INSTRUCTIONS FOR THE TASK → Leave out all pictures. Return exactly the lines from the top of the material through the line containing "(caption) at (5,341)".

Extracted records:
● ● ●

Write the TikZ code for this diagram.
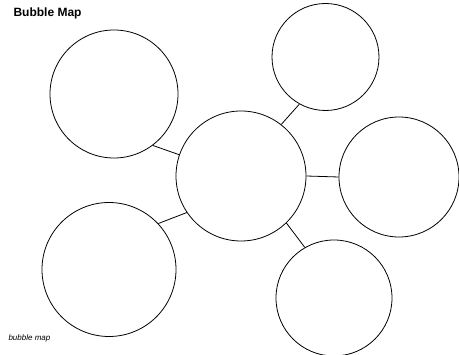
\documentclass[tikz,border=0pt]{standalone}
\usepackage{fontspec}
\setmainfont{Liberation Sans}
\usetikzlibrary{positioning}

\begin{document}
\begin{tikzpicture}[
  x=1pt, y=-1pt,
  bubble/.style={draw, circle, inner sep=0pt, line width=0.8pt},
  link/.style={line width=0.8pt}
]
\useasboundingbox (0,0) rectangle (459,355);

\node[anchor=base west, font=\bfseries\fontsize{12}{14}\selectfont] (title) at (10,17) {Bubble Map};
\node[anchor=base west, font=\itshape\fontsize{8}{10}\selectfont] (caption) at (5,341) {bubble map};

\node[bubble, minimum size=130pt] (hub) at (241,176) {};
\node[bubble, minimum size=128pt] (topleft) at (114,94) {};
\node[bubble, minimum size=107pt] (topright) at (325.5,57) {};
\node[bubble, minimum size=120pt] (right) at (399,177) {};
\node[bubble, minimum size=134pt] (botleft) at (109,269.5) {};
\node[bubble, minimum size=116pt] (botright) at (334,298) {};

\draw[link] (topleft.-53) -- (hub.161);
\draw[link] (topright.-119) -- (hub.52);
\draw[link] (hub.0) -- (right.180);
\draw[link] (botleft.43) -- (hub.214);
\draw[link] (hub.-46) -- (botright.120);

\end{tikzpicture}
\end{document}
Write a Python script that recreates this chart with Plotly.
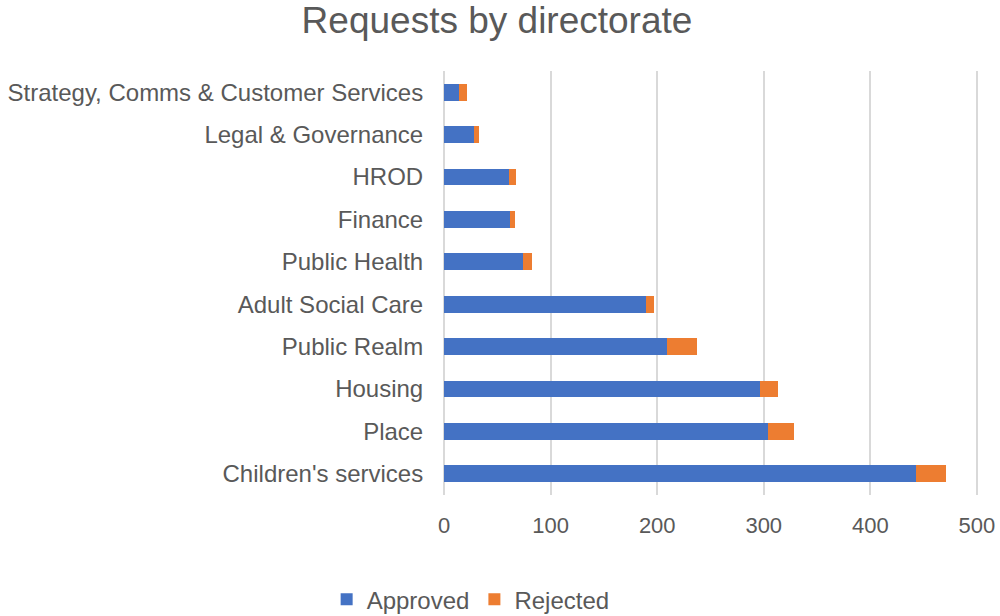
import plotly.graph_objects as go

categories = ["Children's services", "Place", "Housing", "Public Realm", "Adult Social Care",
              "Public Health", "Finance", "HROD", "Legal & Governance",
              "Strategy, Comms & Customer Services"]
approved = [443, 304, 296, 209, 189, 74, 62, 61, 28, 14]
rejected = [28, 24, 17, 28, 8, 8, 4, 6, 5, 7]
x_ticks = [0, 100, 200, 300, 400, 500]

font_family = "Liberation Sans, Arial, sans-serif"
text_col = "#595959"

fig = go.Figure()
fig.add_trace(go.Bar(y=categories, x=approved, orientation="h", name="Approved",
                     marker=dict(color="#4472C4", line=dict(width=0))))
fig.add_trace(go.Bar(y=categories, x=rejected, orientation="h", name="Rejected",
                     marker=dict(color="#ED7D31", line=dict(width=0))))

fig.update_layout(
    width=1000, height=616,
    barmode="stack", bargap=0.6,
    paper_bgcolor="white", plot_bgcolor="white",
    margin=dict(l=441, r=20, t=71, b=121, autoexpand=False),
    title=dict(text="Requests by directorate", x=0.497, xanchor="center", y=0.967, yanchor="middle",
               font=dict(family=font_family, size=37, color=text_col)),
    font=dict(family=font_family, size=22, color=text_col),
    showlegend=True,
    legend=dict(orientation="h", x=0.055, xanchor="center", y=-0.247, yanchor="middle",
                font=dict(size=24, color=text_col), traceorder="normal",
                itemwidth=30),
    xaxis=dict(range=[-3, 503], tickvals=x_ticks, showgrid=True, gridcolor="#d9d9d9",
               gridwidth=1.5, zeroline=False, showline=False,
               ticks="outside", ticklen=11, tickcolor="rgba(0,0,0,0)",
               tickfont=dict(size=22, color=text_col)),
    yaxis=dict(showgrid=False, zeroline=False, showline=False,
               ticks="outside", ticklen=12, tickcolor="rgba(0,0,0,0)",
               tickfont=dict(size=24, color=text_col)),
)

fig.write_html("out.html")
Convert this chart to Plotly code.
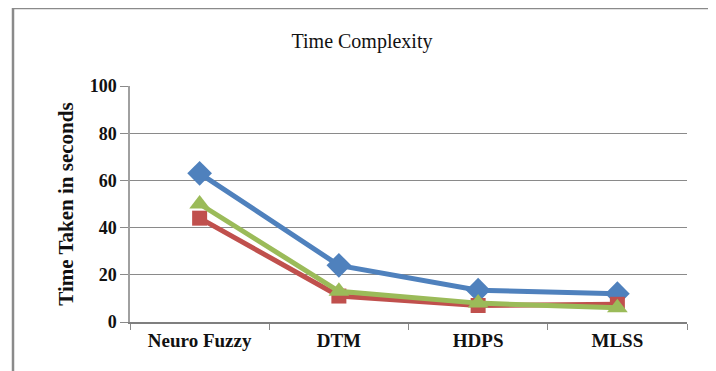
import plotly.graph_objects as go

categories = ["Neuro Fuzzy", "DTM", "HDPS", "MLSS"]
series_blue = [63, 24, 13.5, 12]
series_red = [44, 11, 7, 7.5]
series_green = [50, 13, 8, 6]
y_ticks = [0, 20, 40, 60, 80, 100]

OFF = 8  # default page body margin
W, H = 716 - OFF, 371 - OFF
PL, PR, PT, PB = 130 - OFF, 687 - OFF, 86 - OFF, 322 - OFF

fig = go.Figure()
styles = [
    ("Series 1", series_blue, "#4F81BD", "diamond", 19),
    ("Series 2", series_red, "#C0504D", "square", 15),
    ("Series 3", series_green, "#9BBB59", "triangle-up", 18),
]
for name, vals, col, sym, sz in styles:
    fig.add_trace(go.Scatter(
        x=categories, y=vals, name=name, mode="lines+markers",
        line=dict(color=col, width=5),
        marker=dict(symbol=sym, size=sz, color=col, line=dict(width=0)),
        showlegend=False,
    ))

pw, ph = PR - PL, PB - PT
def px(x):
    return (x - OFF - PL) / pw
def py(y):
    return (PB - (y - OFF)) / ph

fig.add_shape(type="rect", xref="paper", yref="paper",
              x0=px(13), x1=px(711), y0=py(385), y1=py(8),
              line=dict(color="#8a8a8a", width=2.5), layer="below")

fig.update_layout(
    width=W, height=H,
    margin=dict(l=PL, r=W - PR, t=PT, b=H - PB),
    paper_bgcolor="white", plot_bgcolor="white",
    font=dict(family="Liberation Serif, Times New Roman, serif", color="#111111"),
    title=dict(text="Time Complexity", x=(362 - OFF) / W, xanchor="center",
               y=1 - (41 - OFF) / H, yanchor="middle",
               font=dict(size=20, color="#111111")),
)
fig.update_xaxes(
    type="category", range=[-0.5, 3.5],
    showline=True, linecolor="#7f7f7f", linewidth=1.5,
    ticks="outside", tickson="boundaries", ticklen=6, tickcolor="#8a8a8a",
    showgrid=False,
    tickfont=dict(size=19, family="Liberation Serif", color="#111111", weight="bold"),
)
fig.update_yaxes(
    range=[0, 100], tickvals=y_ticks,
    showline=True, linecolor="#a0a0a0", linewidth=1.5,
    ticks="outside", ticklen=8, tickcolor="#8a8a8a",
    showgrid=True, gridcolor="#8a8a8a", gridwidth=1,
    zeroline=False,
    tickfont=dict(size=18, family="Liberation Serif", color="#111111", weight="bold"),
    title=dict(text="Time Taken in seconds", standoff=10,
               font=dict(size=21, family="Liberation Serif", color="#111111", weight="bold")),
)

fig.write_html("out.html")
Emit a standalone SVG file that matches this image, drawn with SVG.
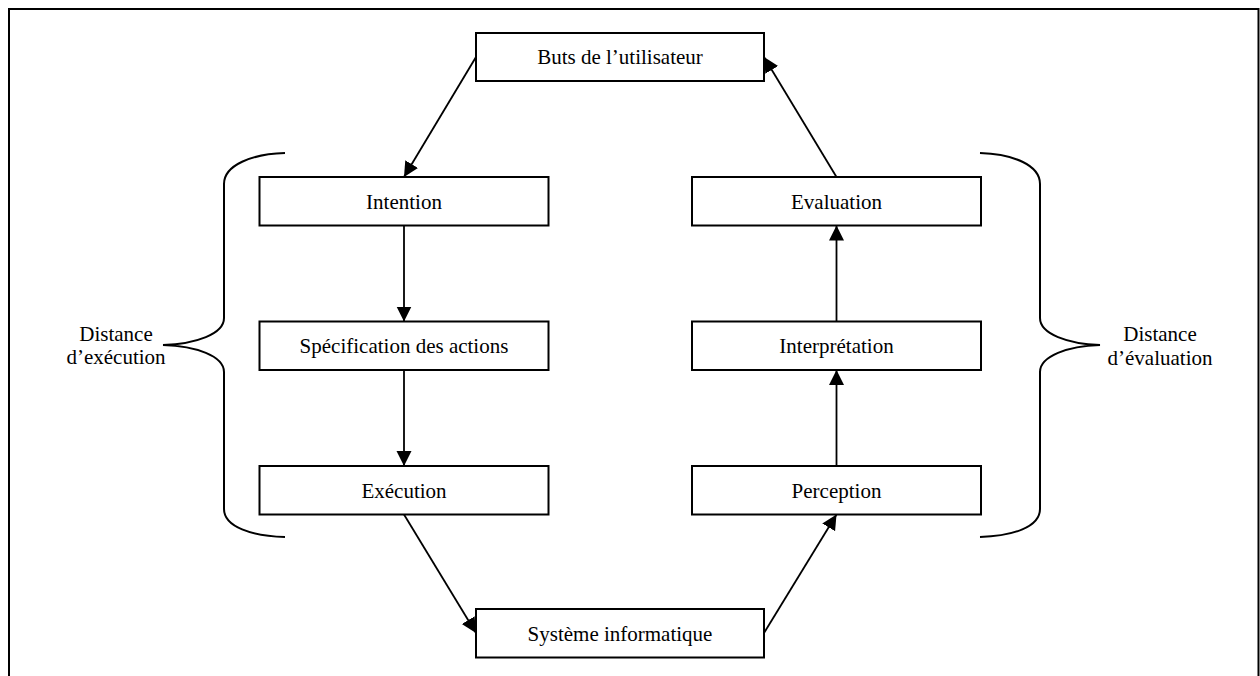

● ● ●

FULL SOLUTION →
Write the TikZ code for this diagram.
\documentclass[tikz,border=0pt]{standalone}
\usepackage{fontspec}
\setmainfont{Liberation Sans}
\usetikzlibrary{positioning}

\begin{document}
\begin{tikzpicture}[
  x=1pt, y=-1pt,
  bubble/.style={draw, circle, inner sep=0pt, line width=0.8pt},
  link/.style={line width=0.8pt}
]
\useasboundingbox (0,0) rectangle (459,355);

\node[anchor=base west, font=\bfseries\fontsize{12}{14}\selectfont] (title) at (10,17) {Bubble Map};
\node[anchor=base west, font=\itshape\fontsize{8}{10}\selectfont] (caption) at (5,341) {bubble map};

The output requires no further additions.